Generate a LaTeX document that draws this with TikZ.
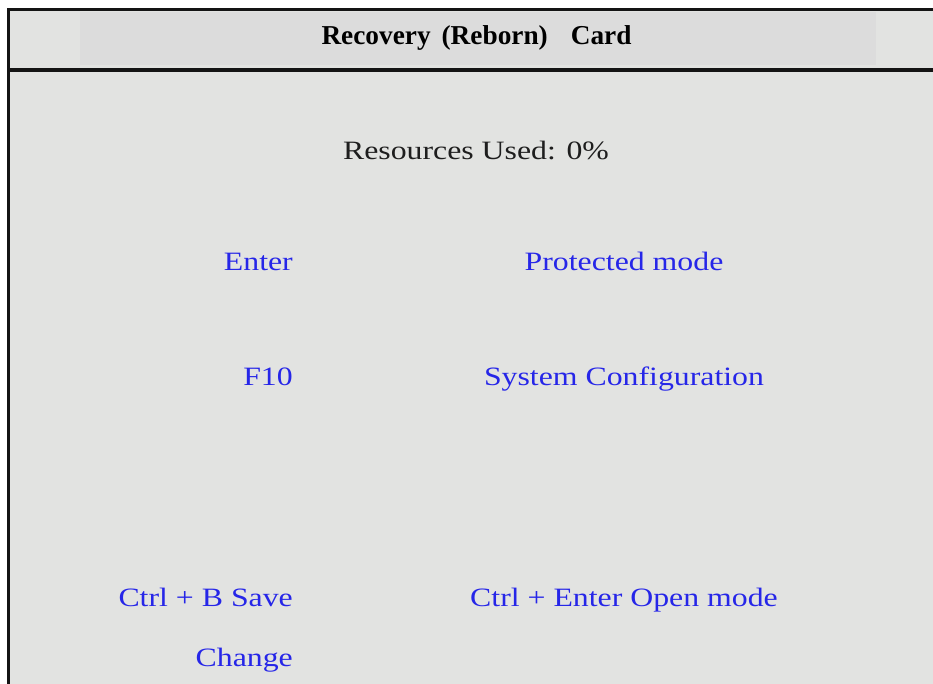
\documentclass[tikz,border=0pt]{standalone}
\usepackage{fontspec}
\setmainfont{Liberation Serif}
% widened serif face for the panel text
\newfontfamily\panelfont[FakeStretch=1.2]{Liberation Serif}
\newfontfamily\titlefont{Liberation Serif Bold}
\definecolor{panelbg}{RGB}{226,227,225}
\definecolor{headbg}{RGB}{220,220,220}
\definecolor{keyblue}{RGB}{38,38,232}
\definecolor{rule}{RGB}{20,20,20}
\definecolor{ink}{RGB}{30,30,30}
\begin{document}
\begin{tikzpicture}[x=1pt,y=-1pt,
  label/.style={inner sep=0pt,anchor=base,font=\panelfont\fontsize{26.5}{30}\selectfont},
  keytxt/.style={label,anchor=base east,text=keyblue},
  acttxt/.style={label,text=keyblue},
  frameline/.style={draw=rule,line width=3pt}]
  \useasboundingbox[fill=white] (0,0) rectangle (933,684);
  % card body and title band
  \fill[panelbg] (9,10) rectangle (933,684);
  \fill[headbg] (80,12) rectangle (876,65);
  % frame rules
  \draw[frameline] (8,684) -- (8,9.5) -- (933,9.5);
  \draw[draw=rule,line width=3.5pt] (8,70) -- (933,70);
  % title
  \node[inner sep=0pt,anchor=base,font=\titlefont\fontsize{27.3}{30}\selectfont,text=black]
    (title) at (476.5,45) {Recovery\hspace{11pt}(Reborn)\hspace{23pt}Card};
  % status line
  \node[label,text=ink] (res) at (476,160) {Resources Used: 0\%};
  % key bindings
  \node[keytxt] (kenter) at (293,271) {Enter};
  \node[acttxt] (aenter) at (624,271) {Protected mode};
  \node[keytxt] (kf10) at (293,385) {F10};
  \node[acttxt] (af10) at (624,385) {System Configuration};
  \node[keytxt] (kctrlb) at (293,606) {Ctrl + B Save};
  \node[acttxt] (actrl) at (624,606) {Ctrl + Enter Open mode};
  \node[keytxt] (kchange) at (293,666) {Change};
\end{tikzpicture}
\end{document}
################
Write out the listing word for word, omitting the pictures it holds.

Task answer
Generate a LaTeX document that draws this with TikZ.
\documentclass[tikz,border=0pt]{standalone}
\usepackage{fontspec}
\setmainfont{Liberation Serif}
% widened serif face for the panel text
\newfontfamily\panelfont[FakeStretch=1.2]{Liberation Serif}
\newfontfamily\titlefont{Liberation Serif Bold}
\definecolor{panelbg}{RGB}{226,227,225}
\definecolor{headbg}{RGB}{220,220,220}
\definecolor{keyblue}{RGB}{38,38,232}
\definecolor{rule}{RGB}{20,20,20}
\definecolor{ink}{RGB}{30,30,30}
\begin{document}
\begin{tikzpicture}[x=1pt,y=-1pt,
  label/.style={inner sep=0pt,anchor=base,font=\panelfont\fontsize{26.5}{30}\selectfont},
  keytxt/.style={label,anchor=base east,text=keyblue},
  acttxt/.style={label,text=keyblue},
  frameline/.style={draw=rule,line width=3pt}]
  \useasboundingbox[fill=white] (0,0) rectangle (933,684);
  % card body and title band
  \fill[panelbg] (9,10) rectangle (933,684);
  \fill[headbg] (80,12) rectangle (876,65);
  % frame rules
  \draw[frameline] (8,684) -- (8,9.5) -- (933,9.5);
  \draw[draw=rule,line width=3.5pt] (8,70) -- (933,70);
  % title
  \node[inner sep=0pt,anchor=base,font=\titlefont\fontsize{27.3}{30}\selectfont,text=black]
    (title) at (476.5,45) {Recovery\hspace{11pt}(Reborn)\hspace{23pt}Card};
  % status line
  \node[label,text=ink] (res) at (476,160) {Resources Used: 0\%};
  % key bindings
  \node[keytxt] (kenter) at (293,271) {Enter};
  \node[acttxt] (aenter) at (624,271) {Protected mode};
  \node[keytxt] (kf10) at (293,385) {F10};
  \node[acttxt] (af10) at (624,385) {System Configuration};
  \node[keytxt] (kctrlb) at (293,606) {Ctrl + B Save};
  \node[acttxt] (actrl) at (624,606) {Ctrl + Enter Open mode};
  \node[keytxt] (kchange) at (293,666) {Change};
\end{tikzpicture}
\end{document}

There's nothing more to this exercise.